--- START ---

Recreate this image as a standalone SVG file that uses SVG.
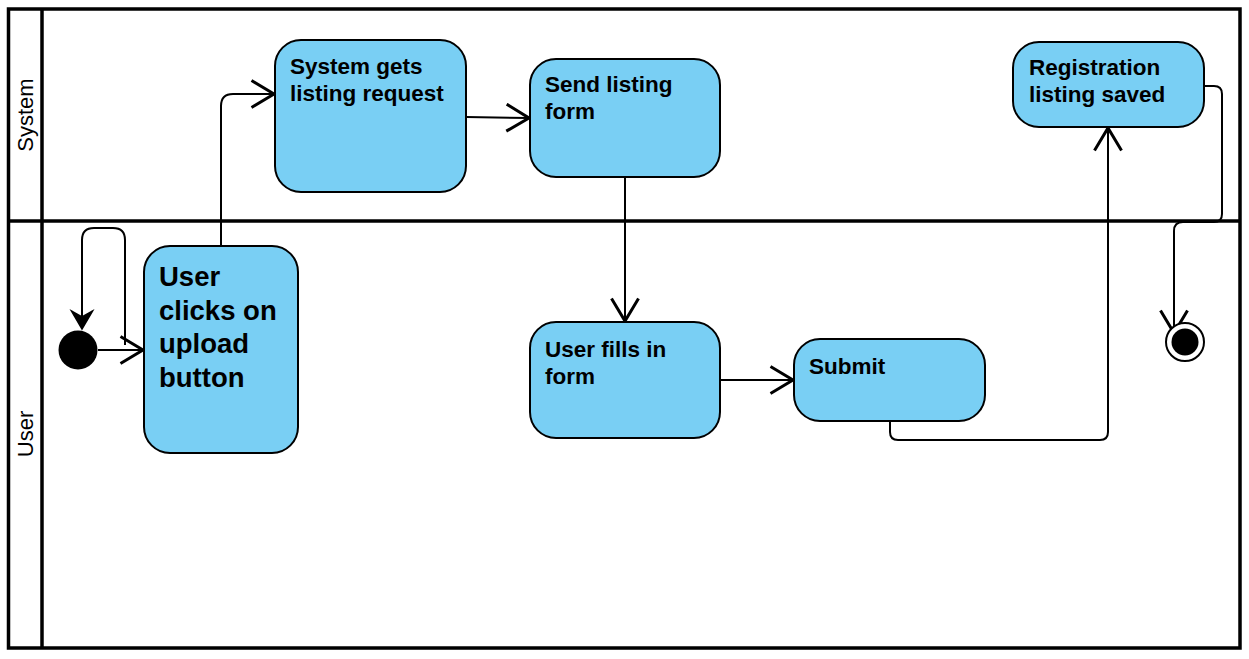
<svg xmlns="http://www.w3.org/2000/svg" width="1249" height="659" viewBox="0 0 1249 659">
<style>
.lane{fill:none;stroke:#000;stroke-width:3.5}
.node{fill:#79CFF4;stroke:#000;stroke-width:2}
.t{font-family:"Liberation Sans",Arial,sans-serif;font-weight:bold;font-size:22.5px;fill:#000}
.tb{font-family:"Liberation Sans",Arial,sans-serif;font-weight:bold;font-size:27.5px;fill:#000}
.ll{font-family:"Liberation Sans",Arial,sans-serif;font-size:22px;fill:#000}
.c{fill:none;stroke:#000;stroke-width:2}
</style>
<defs>
<marker id="open" markerUnits="userSpaceOnUse" markerWidth="30" markerHeight="30" viewBox="-16 -10 18 20" refX="0" refY="0" orient="auto">
<path d="M-15,-9 L0,0 L-15,9" fill="none" stroke="#000" stroke-width="2"/>
</marker>
<marker id="filled" markerUnits="userSpaceOnUse" markerWidth="30" markerHeight="30" viewBox="-16 -10 18 20" refX="0" refY="0" orient="auto">
<path d="M-12,-7 L0,0 L-12,7 L-8,0 Z" fill="#000" stroke="#000" stroke-width="1"/>
</marker>
</defs>
<rect width="1249" height="659" fill="#fff"/>
<g id="lanes">
<rect class="lane" x="8.5" y="9" width="1231.5" height="639"/>
<line class="lane" x1="42" y1="9" x2="42" y2="648"/>
<line class="lane" x1="8.5" y1="221" x2="1240" y2="221"/>
<text class="ll" transform="translate(33,115) rotate(-90)" text-anchor="middle">System</text>
<text class="ll" transform="translate(33,434) rotate(-90)" text-anchor="middle">User</text>
</g>
<g id="connectors">
<line class="c" x1="98" y1="350" x2="143" y2="350" marker-end="url(#open)"/>
<path class="c" d="M125,345 V240 Q125,228 113,228 H94 Q82,228 82,240 V329" marker-end="url(#filled)"/>
<path class="c" d="M221,246 V106 Q221,94 233,94 H274" marker-end="url(#open)"/>
<line class="c" x1="466" y1="117" x2="529" y2="118" marker-end="url(#open)"/>
<line class="c" x1="625" y1="177" x2="625" y2="321" marker-end="url(#open)"/>
<line class="c" x1="720" y1="380" x2="793" y2="380" marker-end="url(#open)"/>
<path class="c" d="M890,421 V432 Q890,440 898,440 H1100 Q1108,440 1108,432 V128" marker-end="url(#open)"/>
<path class="c" d="M1204,86 H1214 Q1222,86 1222,94 V214 Q1222,222 1214,222 H1183 Q1174,222 1174,231 V333" marker-end="url(#open)"/>
</g>
<g id="initial">
<circle cx="78" cy="350" r="19.5" fill="#000"/>
</g>
<g id="final">
<circle cx="1185" cy="342" r="19" fill="#fff" stroke="#000" stroke-width="2"/>
<circle cx="1185" cy="342" r="13.5" fill="#000"/>
</g>
<g id="n-system-gets">
<rect class="node" x="275" y="40" width="191" height="152" rx="26"/>
<text class="t" x="290" y="74">System gets</text>
<text class="t" x="290" y="101">listing request</text>
</g>
<g id="n-send-form">
<rect class="node" x="530" y="59" width="190" height="118" rx="26"/>
<text class="t" x="545" y="92">Send listing</text>
<text class="t" x="545" y="119">form</text>
</g>
<g id="n-saved">
<rect class="node" x="1013" y="42" width="191" height="85" rx="26"/>
<text class="t" x="1029" y="75">Registration</text>
<text class="t" x="1029" y="102">listing saved</text>
</g>
<g id="n-user-clicks">
<rect class="node" x="144" y="246" width="154" height="207" rx="26"/>
<text class="tb" x="159" y="286">User</text>
<text class="tb" x="159" y="320">clicks on</text>
<text class="tb" x="159" y="353">upload</text>
<text class="tb" x="159" y="387">button</text>
</g>
<g id="n-user-fills">
<rect class="node" x="530" y="322" width="190" height="116" rx="26"/>
<text class="t" x="545" y="357">User fills in</text>
<text class="t" x="545" y="384">form</text>
</g>
<g id="n-submit">
<rect class="node" x="794" y="339" width="191" height="82" rx="26"/>
<text class="t" x="809" y="374">Submit</text>
</g>
</svg>
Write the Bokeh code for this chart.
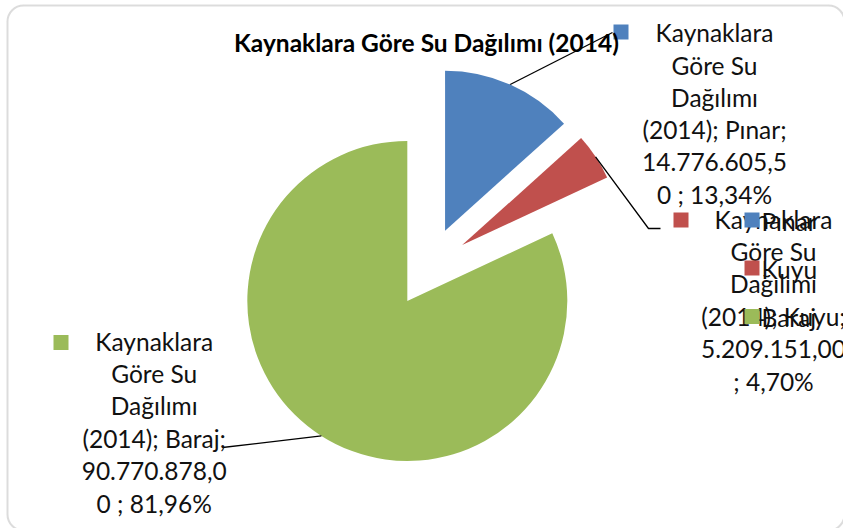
import math
from bokeh.plotting import figure
from bokeh.models import Range1d, BoxAnnotation, ColumnDataSource
from bokeh.core.properties import value
from bokeh.embed import file_html
from bokeh.resources import INLINE

# ---------------- data ----------------
chart_title = "Kaynaklara Göre Su Dağılımı (2014)"
categories = ["Pınar", "Kuyu", "Baraj"]
values = [14776605.50, 5209151.00, 90770878.00]
colors = ["#4F81BD", "#C0504D", "#9BBB59"]
# data label text, wrapped as in the reference
label_lines = [
    ["Kaynaklara", "Göre Su", "Dağılımı", "(2014); Pınar;", "14.776.605,5", "0 ; 13,34%"],
    ["Kaynaklara", "Göre Su", "Dağılımı", "(2014); Kuyu;", "5.209.151,00", "; 4,70%"],
    ["Kaynaklara", "Göre Su", "Dağılımı", "(2014); Baraj;", "90.770.878,0", "0 ; 81,96%"],
]

# ---------------- layout (page pixels, y down) ----------------
W, H = 843, 528
FONT = "Lato"
LABEL_SIZE = 24.5
LINE_STEP = 32.4
TEXT_DY = -9.5   # baseline correction

def dx(sx):
    return sx

def dy(sy):
    return H - sy

CX, CY = 428.3, 266.7      # pie centre (page px)
R = 160.0                  # radius (px)
EXPLODE = 0.25             # fraction of radius

label_pos = [(714, 41.7), (773, 228.0), (153.7, 350.0)]      # centre x, first baseline
key_pos = [(620.5, 31.5), (680.5, 219.5), (60.5, 342.0)]     # small colour key of labels
leader_ends = [[(612, 32)], [(648, 228), (660, 228)], [(222, 447)]]
legend_key_x, legend_text_x = 751.5, 761
legend_y = [219.5, 267.5, 316.0]

p = figure(width=W, height=H, output_backend="svg", toolbar_location=None,
           x_range=Range1d(0, W), y_range=Range1d(0, H), min_border=0)
p.xaxis.visible = False
p.yaxis.visible = False
p.grid.visible = False
p.outline_line_color = None
p.background_fill_color = "white"
p.border_fill_color = "white"

# ---------------- pie ----------------
total = sum(values)
fracs = [v / total for v in values]
theta0 = 0.0
wx, wy, sa, ea = [], [], [], []
leaders_x, leaders_y = [], []
for i, f in enumerate(fracs):
    t_start = theta0 * 2 * math.pi
    t_end = (theta0 + f) * 2 * math.pi
    t_mid = (t_start + t_end) / 2
    ax = CX + EXPLODE * R * math.sin(t_mid)
    ay = CY - EXPLODE * R * math.cos(t_mid)
    wx.append(dx(ax)); wy.append(dy(ay))
    sa.append(math.pi / 2 - t_start)
    ea.append(math.pi / 2 - t_end)
    # leader from arc mid point
    mx = ax + R * math.sin(t_mid)
    my = ay - R * math.cos(t_mid)
    pts = [(mx, my)] + leader_ends[i]
    leaders_x.append([dx(a) for a, b in pts])
    leaders_y.append([dy(b) for a, b in pts])
    theta0 += f

src = ColumnDataSource(dict(x=wx, y=wy, start=sa, end=ea, color=colors, cat=categories))
p.wedge(x="x", y="y", radius=R, start_angle="start", end_angle="end",
        direction="clock", fill_color="color", line_color=None, source=src)

p.multi_line(xs=leaders_x, ys=leaders_y, line_color="black", line_width=1.3)

# ---------------- data labels ----------------
tx, ty, tt = [], [], []
for (cx, by), lines in zip(label_pos, label_lines):
    for j, s in enumerate(lines):
        tx.append(dx(cx)); ty.append(dy(by + j * LINE_STEP + TEXT_DY)); tt.append(s)
p.text(x=tx, y=ty, text=tt, text_align="center", text_baseline="alphabetic",
       text_font=value(FONT), text_font_size=f"{LABEL_SIZE}px", text_color="#111111")

p.scatter(x=[dx(a) for a, b in key_pos], y=[dy(b) for a, b in key_pos], marker="square",
          size=15, fill_color=colors, line_color=None)

# ---------------- legend ----------------
p.scatter(x=[dx(legend_key_x)] * 3, y=[dy(v) for v in legend_y], marker="square",
          size=15, fill_color=colors, line_color=None)
p.text(x=[dx(legend_text_x)] * 3, y=[dy(v + 1) for v in legend_y], text=categories,
       text_align="left", text_baseline="middle", text_font=value(FONT),
       text_font_size=f"{LABEL_SIZE}px", text_color="#111111")

# ---------------- title ----------------
p.text(x=[dx(426)], y=[dy(51.7 + TEXT_DY)], text=[chart_title], text_align="center",
       text_baseline="alphabetic", text_font=value(FONT), text_font_style="bold",
       text_font_size="24.5px", text_color="black")

# ---------------- chart border ----------------
p.add_layout(BoxAnnotation(left=7, right=W + 1, top=H - 5, bottom=-2, fill_alpha=0,
                           line_color="#8c8c8c", line_width=2, border_radius=16))

open("out.html", "w").write(file_html(p, INLINE))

--- END ---

- **Given task**: Check the data for the word "this" and pull out the lines that have it.

- **Written answer**:
Recreate this image as a standalone SVG file that uses SVG.
Write the Bokeh code for this chart.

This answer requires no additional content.